Je voudrais être né juif

Sans date

 

Israël chassé, pourchassé ! Ah ! En ce temps de l'Avent que je voudrais être né juif ou, tout au moins, que du sang juif coulât dans mes veines ! Je sais que, tenant ce propos, j'ai surpris (peut-être heurté) des amis, même chrétiens.

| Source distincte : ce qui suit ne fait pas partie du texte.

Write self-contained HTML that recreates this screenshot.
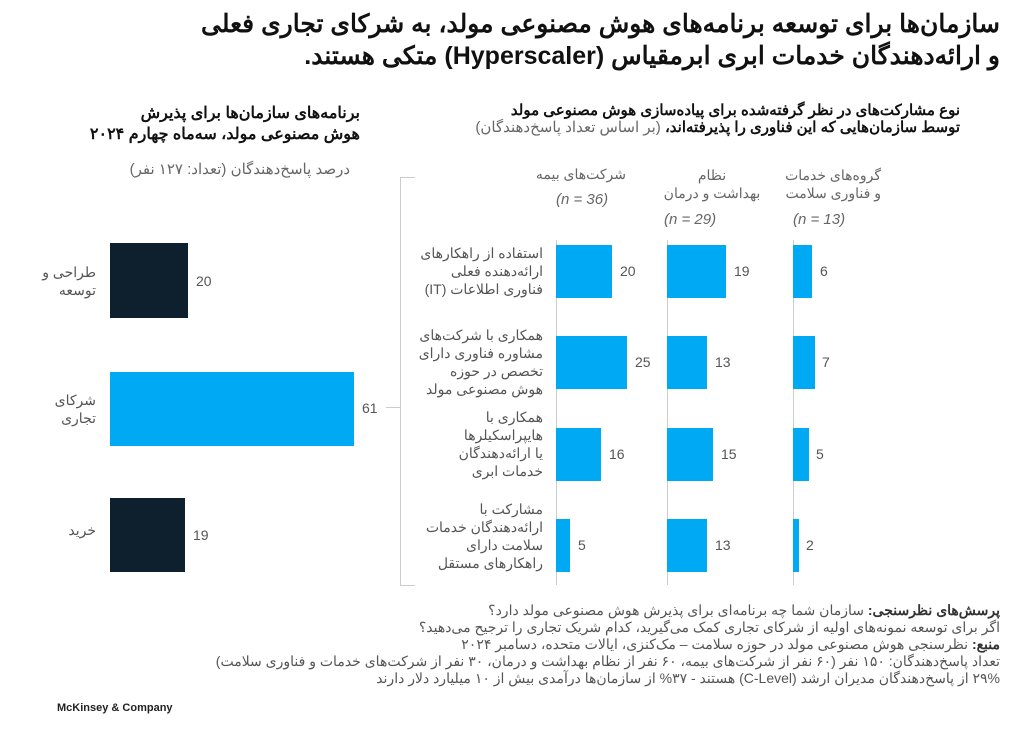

Comment pourtant ne pas envier ces convertis qui joignent à la fraternité spirituelle du Christ une parenté charnelle ? Quand j'en rencontre, quelque chose en moi a toujours envie de s'agenouiller.

Enferrés dans je ne sais quel monophysisme inconscient, ignorons-nous donc que Jésus ne fut pas la parure humaine indifférenciée d'une nature divine, mais vraiment un homme, c'est-à-dire un certain homme d'une certaine nation, avec tout de cette nation hormis le péché ? Comment ne pas envier ceux qui Lui ressemblent, à Lui qui fut juif, et plus juif que tous les Juifs, puisqu'Il a donné sa signification à Son peuple ? Comment donc ne pas voir le peuple juif à travers l'intention de Dieu sur lui ?

Comment aussi ne pas écouter ce qu'aujourd'hui encore ce peuple nous dit de la part de Dieu ? Car sa vocation d'attente et de prophétie subsiste : les dons de Dieu sont sans repentance. Il attend et il espère. Il est l'espérance faite nation et faite race. Mais cette attente n'avons-nous pas à la partager ? L'histoire du Monde ne s'est pas achevée au Vendredi-Saint. Elle commence vraiment à Pâques et de sa plurimillénaire attente le peuple juif nous rappelle que depuis lors nous attendons aussi. Ce peuple prophète prophétise encore et son espérance (clamée plusieurs fois par jour dans le Kaddish, cette prière qui exprime l'exigence presque fébrile d'une venue) apparaît, depuis l'Ascension, prophétie du Retour que nous attendons nous , même si notre génération, contrairement à l'impatience des premiers chrétiens, semble parfois se désintéresser de la seconde venue du Christ. Chaque année, à la fête des Tabernacles, en des invocations multipliées où se répète en leitmotiv la demande de l'eau, ce peuple appelle avec Moïse notre baptême. Au Yom Kippour, priant pour le « Peuple de Dieu », en fait il annonce d'une annonce inlassable notre Église. Il nous redit la sollicitude de Dieu à nous la préparer à travers lui. Cela, l'oublierons-nous aussi ?

Sémites nous sommes, de notre esprit et de notre foi. Je jalouse ceux qui le sont aussi dans leur chair. J'aimerais appartenir à ce peuple, notre frère aîné, qui le premier sur la terre a tutoyé Dieu comme on tutoie un Toi qu'on connaît, ce peuple que « Dieu a revêtu de sa bonté » et qui, en ce jour de la Parousie qu'il appelle sans le savoir, identifiera enfin Celui qu'il a toujours attendu.